For Top Gear magazine’s 300th issue, we celebrated the best 50 cars over 299 issues: here’s our pick of the best practical cars
Forgive me, friends, but this isn’t going to be pleasant. Let me accompany you back to a dark and depressing age, when cars for the rest of us were either bad or boring. Often both. Montego estate: those two words sum up how grim things were for the ordinary person looking for a reasonably priced useful car back in 1993. Or how about Skoda Favorit? Its sole virtue was to be less grim than expected, so its adverts told us not to laugh at it – and because we were so cowed by the tide of mediocrity engulfing us, we complied. The British public lay supine before the car industry’s plot to foist wheeled gruel on us all.
In the early years of Top Gear, our nation’s car buyers allowed the vile Daewoo Nexia and Espero (a recycled Vauxhall Cavalier) to become a proper force in the market. No, ordinary cars just weren’t very good. Good ones demanded extortionate prices. A 1993 BMW 3 Series Touring was the old, boxy, E30 kind – the one with treacherous wet-road handling, a small boot and a pricing strategy so avaricious it shunted electric windows onto the options list.
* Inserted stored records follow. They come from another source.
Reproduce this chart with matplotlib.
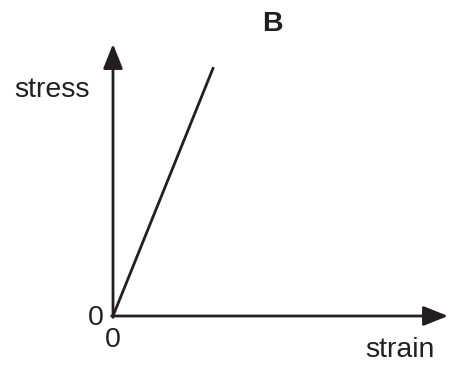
import matplotlib
matplotlib.use("Agg")
import matplotlib.pyplot as plt

plt.rcParams['font.family'] = ['Liberation Sans', 'DejaVu Sans']

# line data (arbitrary units, axes run 0..1)
strain = [0.0, 0.30]
stress = [0.0, 0.915]
ink = '#231f20'

fig = plt.figure(figsize=(4.53, 3.68), dpi=100)
ax = fig.add_axes([113/453, 52/368, 335/453, 272/368])
ax.set_xlim(0, 1)
ax.set_ylim(0, 1)
ax.axis('off')

# axes with arrow heads
arrow = dict(arrowstyle='-|>,head_length=0.75,head_width=0.3', lw=2.0,
             color=ink, shrinkA=0, shrinkB=0, mutation_scale=20)
ax.annotate('', xy=(1.0, 0), xytext=(-0.004, 0), arrowprops=arrow,
            annotation_clip=False)
ax.annotate('', xy=(0, 1.0), xytext=(0, -0.005), arrowprops=arrow,
            annotation_clip=False)

ax.plot(strain, stress, color=ink, lw=2.0, solid_capstyle='butt', clip_on=False)

fs = 20.5
ax.text(-0.181, 0.831, 'stress', fontsize=fs, ha='center', va='center', color=ink)
ax.text(0.857, -0.125, 'strain', fontsize=fs, ha='center', va='center', color=ink)
ax.text(0.475, 1.075, 'B', fontsize=fs, fontweight='bold', ha='center', va='center', color=ink)
ax.text(-0.051, -0.007, '0', fontsize=fs, ha='center', va='center', color=ink)
ax.text(-0.001, -0.088, '0', fontsize=fs, ha='center', va='center', color=ink)

plt.savefig("out.png", dpi=100)
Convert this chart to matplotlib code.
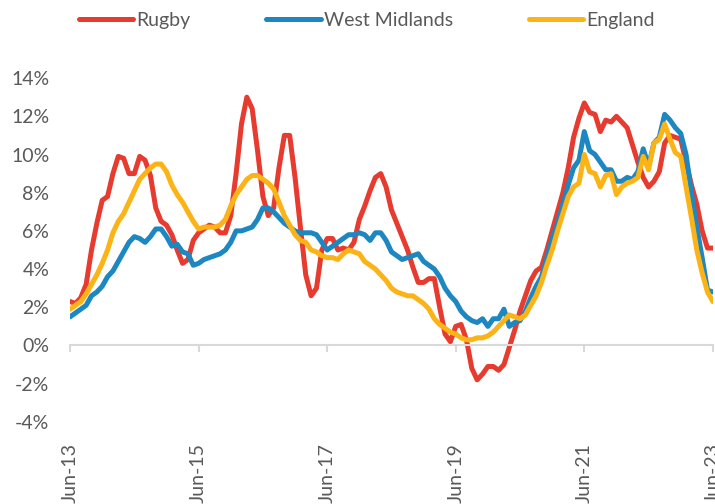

On top of all that, the choice of cars on sale was Soviet in its narrowness. Even the big carmakers fielded ranges of just half a dozen cars. If you wanted a car that had a useful interior, there were big MPVs. But they mostly looked like packing cases. If you wanted something for hauling or off-roading, there were 4x4s, but they had truck-type chassis and were mostly a chore to drive. The Nissan Terrano II deserves to be forgotten, but it made a bit of a splash in its day.